L’angoisse peut être aussi un facteur de blocage. Il faut rappeler que les apprentissages se font au mieux si le plaisir et le jeu sont au rendez-vous. Inciter à la coopération plutôt qu’à la compétition manque aussi dans les pratiques scolaires françaises, et cela retentit sur l’activité professionnelle plus tard. Tout pousse à l’individualisme, même les jeux télévisés. Et que dire du charabia que l’on entend dans les médias ! Le français n’est pas une langue facile. Raison de plus pour ne pas l’estropier, la caviarder d’expressions argotiques ou étrangères dans les médias parce que cela fait «mode».
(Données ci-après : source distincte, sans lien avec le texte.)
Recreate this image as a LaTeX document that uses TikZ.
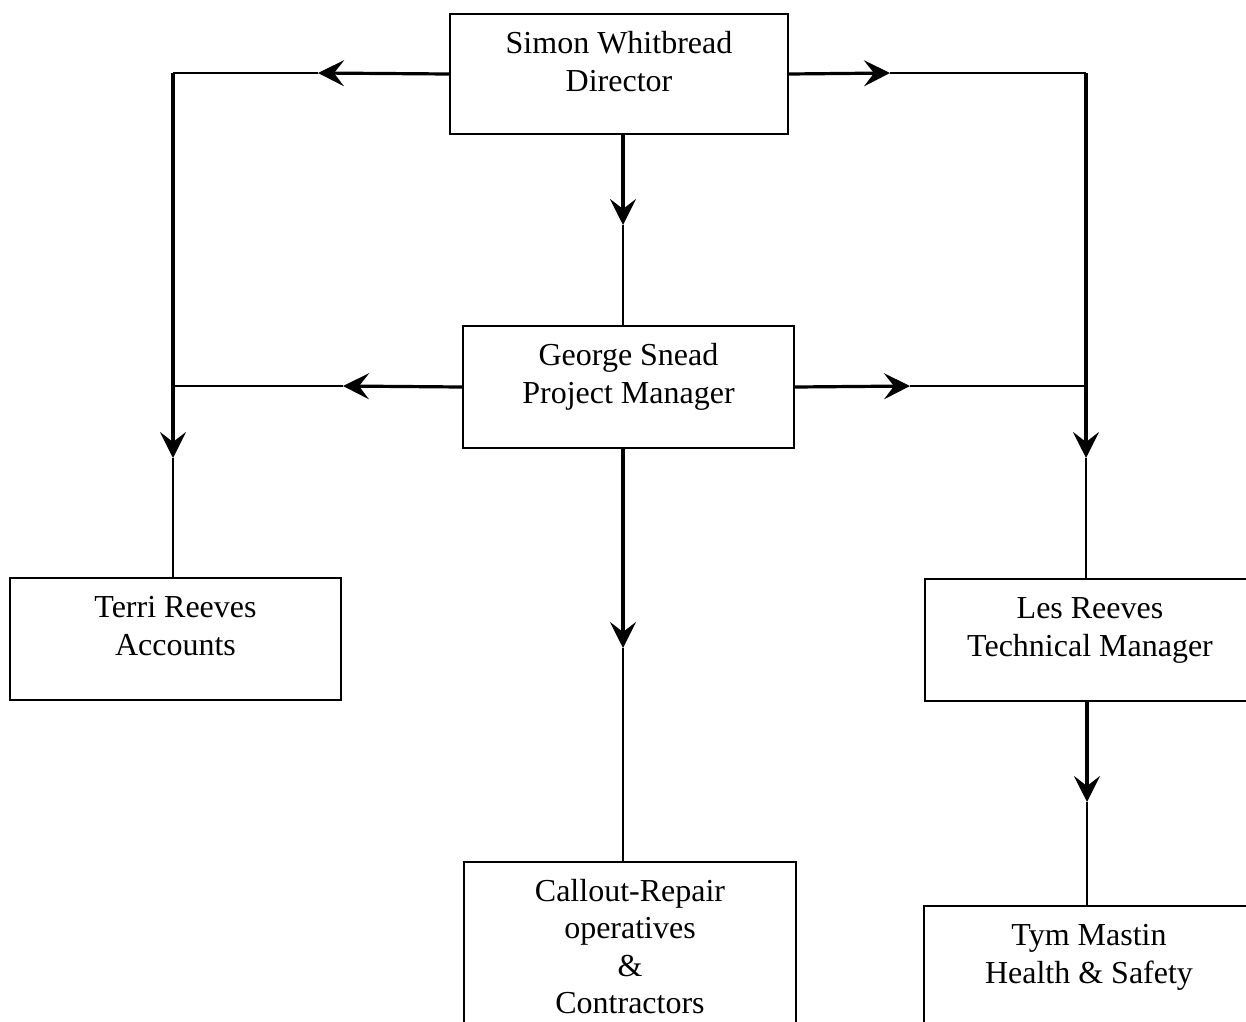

Je m’abstiendrai de préconiser une simplification de l’écriture de la langue car je considère que ce n’est pas le moment d’introduire une nouvelle division dans le pays pour un sujet qui n’est pas crucial. Mais force est de reconnaître que notre usage des accents n’est pas à l’heure du numérique (une touche de notre clavier est mobilisée par une lettre accentuée qui doit n’intervenir que dans un seul mot, par exemple, et nos courriels sont pollués par des incompatibilités). Reconnaissons au passage qu’exiger une frappe double pour le point sur le clavier traditionnel français n’est pas la marque d’un esprit pratique. Or les questions posées (voir un échantillon sur le second lien ci-dessous) étaient fortement teintées d’esprit pratique et supposaient une bonne compréhension. Si nous voulons que notre industrie soit appréciée, et que le chômage baisse, il faut que notre production soit marquée par la qualité, c’est à dire la fiabilité et la commodité. Cela doit s’apprendre tôt. Délaissons le clinquant, le sensationnel et travaillons sur le fond.